Tiny law office offers big staff via cloud

photo Staff Photo by Jenna Walker/Chattanooga Times Free Press Larry Brock holds up a heart model during a video conference concerning an upcoming court case in his office in the Wells Fargo building. Brock is starting up a new branch of Adams and Reese, one of the top law firms in the country.

The growth of business has attracted national law firm Adams and Reese to Chattanooga, but not in a traditional sense.

To meet demand, Adams and Reese has opened an office across Broad Street from the Sheraton Read House, but it's an office only in the loosest sense of the word.

It's simply one man in a large room with a desk, a secretary and an Internet connection.

Adams and Reese, ranked as one of the largest 200 law firms in the country, plans to leverage teleconferencing technology and a national network of experts to its advantage, which will keep local head count low, said Chuck Adams, managing partner of the firm.

"Every office is linked by videoconferencing, so we can staff things based on specialty, without regard to where people are," Adams said. "It's a critical part of our business plan."

This trend is increasingly common in the world of law, said Allan Ramsaur, executive director of the Tennessee Bar Association.

"They might have an intellectual property specialist in Memphis who might be called in on a matter that the Chattanooga office had taken in," Ramsaur said. "If they don't have people there on the ground, they're handing it off to somebody else."

Larry Brock, formerly a trial lawyer with another major Chattanooga firm, will head up Adams and Reese's efforts here as the only lawyer in the Chattanooga office.

"Law firms have to position themselves in a way that makes sense in a value-centered world," Brock said.

Instead of opening a "70-lawyer firm," he's relying on the expertise of the firm's existing 290 lawyers spread across the southern U.S., a move that still serves the clients while saving on overhead, he said.
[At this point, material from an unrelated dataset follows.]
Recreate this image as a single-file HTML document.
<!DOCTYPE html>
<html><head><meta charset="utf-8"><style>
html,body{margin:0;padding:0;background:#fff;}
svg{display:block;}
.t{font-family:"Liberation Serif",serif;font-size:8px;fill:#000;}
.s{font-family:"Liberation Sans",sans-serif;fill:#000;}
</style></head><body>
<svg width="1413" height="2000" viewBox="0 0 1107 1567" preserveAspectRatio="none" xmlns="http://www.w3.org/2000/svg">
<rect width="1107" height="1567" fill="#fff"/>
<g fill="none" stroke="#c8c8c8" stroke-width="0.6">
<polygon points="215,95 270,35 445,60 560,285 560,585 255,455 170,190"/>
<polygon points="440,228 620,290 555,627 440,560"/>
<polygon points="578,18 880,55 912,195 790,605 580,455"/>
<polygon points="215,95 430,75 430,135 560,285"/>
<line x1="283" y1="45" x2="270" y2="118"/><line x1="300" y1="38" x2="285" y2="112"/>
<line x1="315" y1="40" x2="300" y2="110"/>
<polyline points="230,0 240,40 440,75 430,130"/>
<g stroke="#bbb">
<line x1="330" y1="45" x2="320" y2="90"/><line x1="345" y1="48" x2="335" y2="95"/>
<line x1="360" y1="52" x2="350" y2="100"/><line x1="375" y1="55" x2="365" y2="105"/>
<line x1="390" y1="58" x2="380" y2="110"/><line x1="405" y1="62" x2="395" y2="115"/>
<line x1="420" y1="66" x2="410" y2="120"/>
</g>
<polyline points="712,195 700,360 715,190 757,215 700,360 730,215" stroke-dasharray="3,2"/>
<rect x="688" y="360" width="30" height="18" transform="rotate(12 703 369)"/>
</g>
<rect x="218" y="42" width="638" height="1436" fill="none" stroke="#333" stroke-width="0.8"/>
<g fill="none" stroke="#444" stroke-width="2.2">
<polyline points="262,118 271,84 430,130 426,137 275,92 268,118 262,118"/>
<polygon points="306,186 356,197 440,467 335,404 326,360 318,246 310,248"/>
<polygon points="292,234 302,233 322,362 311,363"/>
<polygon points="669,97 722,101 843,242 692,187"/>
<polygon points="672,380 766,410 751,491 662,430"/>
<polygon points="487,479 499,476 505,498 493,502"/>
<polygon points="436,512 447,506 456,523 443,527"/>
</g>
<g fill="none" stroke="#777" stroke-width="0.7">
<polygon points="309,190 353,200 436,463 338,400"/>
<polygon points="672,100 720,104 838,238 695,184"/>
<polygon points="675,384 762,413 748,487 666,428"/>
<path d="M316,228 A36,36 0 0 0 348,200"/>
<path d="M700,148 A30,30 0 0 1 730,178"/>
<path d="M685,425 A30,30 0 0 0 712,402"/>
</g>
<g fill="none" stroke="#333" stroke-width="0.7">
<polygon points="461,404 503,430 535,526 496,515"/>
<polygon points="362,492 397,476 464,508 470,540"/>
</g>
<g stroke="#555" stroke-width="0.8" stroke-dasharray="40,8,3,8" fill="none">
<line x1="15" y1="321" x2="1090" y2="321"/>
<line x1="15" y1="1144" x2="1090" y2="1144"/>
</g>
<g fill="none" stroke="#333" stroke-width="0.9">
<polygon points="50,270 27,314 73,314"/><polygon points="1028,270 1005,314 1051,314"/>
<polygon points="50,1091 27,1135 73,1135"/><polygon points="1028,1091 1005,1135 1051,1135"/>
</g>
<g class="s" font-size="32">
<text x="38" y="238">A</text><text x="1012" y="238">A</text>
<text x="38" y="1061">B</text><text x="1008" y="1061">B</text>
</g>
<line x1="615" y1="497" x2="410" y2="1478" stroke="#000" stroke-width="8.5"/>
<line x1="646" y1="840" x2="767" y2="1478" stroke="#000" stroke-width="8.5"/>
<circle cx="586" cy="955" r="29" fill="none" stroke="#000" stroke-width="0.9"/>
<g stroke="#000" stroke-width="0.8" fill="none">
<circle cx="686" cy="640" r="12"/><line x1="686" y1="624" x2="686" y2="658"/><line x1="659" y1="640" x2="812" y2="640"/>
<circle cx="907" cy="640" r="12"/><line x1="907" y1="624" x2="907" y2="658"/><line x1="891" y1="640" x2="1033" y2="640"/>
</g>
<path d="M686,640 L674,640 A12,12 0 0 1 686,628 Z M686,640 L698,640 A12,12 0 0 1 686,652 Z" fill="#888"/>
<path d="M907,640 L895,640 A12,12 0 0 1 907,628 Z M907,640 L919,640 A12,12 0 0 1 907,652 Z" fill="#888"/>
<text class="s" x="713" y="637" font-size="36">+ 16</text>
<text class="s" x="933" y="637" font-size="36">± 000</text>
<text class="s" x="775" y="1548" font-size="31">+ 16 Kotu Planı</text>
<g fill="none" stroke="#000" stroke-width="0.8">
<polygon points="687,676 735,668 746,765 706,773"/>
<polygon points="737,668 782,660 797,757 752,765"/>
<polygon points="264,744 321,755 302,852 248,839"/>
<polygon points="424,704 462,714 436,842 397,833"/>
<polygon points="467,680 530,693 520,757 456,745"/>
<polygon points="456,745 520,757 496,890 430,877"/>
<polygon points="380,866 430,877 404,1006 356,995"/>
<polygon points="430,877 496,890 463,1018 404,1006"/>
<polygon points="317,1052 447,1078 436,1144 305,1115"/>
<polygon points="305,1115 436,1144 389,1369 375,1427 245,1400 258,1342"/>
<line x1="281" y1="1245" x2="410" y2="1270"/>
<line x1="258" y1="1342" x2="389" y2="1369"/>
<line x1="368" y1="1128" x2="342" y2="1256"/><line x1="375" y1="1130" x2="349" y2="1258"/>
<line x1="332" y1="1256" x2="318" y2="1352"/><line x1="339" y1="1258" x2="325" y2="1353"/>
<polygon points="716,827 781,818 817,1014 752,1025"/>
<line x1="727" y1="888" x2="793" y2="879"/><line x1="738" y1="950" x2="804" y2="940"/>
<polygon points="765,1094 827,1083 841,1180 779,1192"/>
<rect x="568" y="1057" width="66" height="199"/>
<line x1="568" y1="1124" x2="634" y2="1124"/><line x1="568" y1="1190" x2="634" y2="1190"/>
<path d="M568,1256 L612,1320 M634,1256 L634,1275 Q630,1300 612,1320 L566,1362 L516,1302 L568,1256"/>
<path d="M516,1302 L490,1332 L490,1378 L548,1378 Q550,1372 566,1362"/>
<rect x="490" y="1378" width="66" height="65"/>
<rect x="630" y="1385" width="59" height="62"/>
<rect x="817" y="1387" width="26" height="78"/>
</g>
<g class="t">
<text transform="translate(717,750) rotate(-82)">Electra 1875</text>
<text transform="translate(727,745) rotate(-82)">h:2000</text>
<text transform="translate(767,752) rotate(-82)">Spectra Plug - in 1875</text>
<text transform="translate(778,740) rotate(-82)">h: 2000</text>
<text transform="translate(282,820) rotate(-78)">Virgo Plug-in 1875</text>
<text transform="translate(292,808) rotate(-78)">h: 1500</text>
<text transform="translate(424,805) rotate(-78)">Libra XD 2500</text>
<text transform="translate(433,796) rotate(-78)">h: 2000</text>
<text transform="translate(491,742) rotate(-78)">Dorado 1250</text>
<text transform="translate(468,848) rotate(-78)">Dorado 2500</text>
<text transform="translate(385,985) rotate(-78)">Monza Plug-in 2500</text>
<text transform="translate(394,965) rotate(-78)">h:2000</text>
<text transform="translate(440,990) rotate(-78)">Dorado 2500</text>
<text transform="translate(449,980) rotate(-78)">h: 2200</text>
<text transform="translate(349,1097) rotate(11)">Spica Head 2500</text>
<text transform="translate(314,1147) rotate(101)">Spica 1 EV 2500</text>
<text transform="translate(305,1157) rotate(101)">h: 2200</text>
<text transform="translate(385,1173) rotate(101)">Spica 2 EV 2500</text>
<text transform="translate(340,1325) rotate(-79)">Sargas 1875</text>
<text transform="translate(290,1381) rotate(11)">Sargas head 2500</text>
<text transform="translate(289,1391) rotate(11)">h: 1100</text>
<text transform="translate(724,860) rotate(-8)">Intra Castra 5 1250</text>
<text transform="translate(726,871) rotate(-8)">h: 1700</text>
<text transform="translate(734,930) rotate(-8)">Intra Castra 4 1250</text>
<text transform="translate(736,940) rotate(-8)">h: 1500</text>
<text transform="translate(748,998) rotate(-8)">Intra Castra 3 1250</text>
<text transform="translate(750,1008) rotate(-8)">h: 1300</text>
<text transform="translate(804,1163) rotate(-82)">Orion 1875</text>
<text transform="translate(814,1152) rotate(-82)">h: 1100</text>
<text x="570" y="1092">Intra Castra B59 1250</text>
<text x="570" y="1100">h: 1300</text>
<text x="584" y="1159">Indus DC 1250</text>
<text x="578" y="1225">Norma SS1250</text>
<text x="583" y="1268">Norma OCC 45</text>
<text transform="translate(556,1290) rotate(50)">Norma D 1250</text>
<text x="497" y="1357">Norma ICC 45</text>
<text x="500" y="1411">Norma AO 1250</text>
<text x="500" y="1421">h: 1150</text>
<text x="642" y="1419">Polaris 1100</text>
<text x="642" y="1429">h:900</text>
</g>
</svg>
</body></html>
"If you're going to be profitable and successful, you can't re-create the same box in every area," Brock said.

He can call on other partners when he needs a hand with a case in Chattanooga, and they can call on him. In fact, Adams and Reese has already requested his help with several cases.

In his first two weeks with the firm, he worked in Birmingham, Nashville and Memphis, and in the second two weeks he worked with clients in Houston, Jackson and New Orleans, Brock said.

"You couldn't have done that 30 years ago," he said.

The firm had revenues of $120 million in 2010, up from $105 million in 2009, Adams said, which he partially credit's to the firm's talent-sharing technology.

"Our lawyers can work from anywhere, have access to the firm's computers from anywhere they can get Internet access," he said.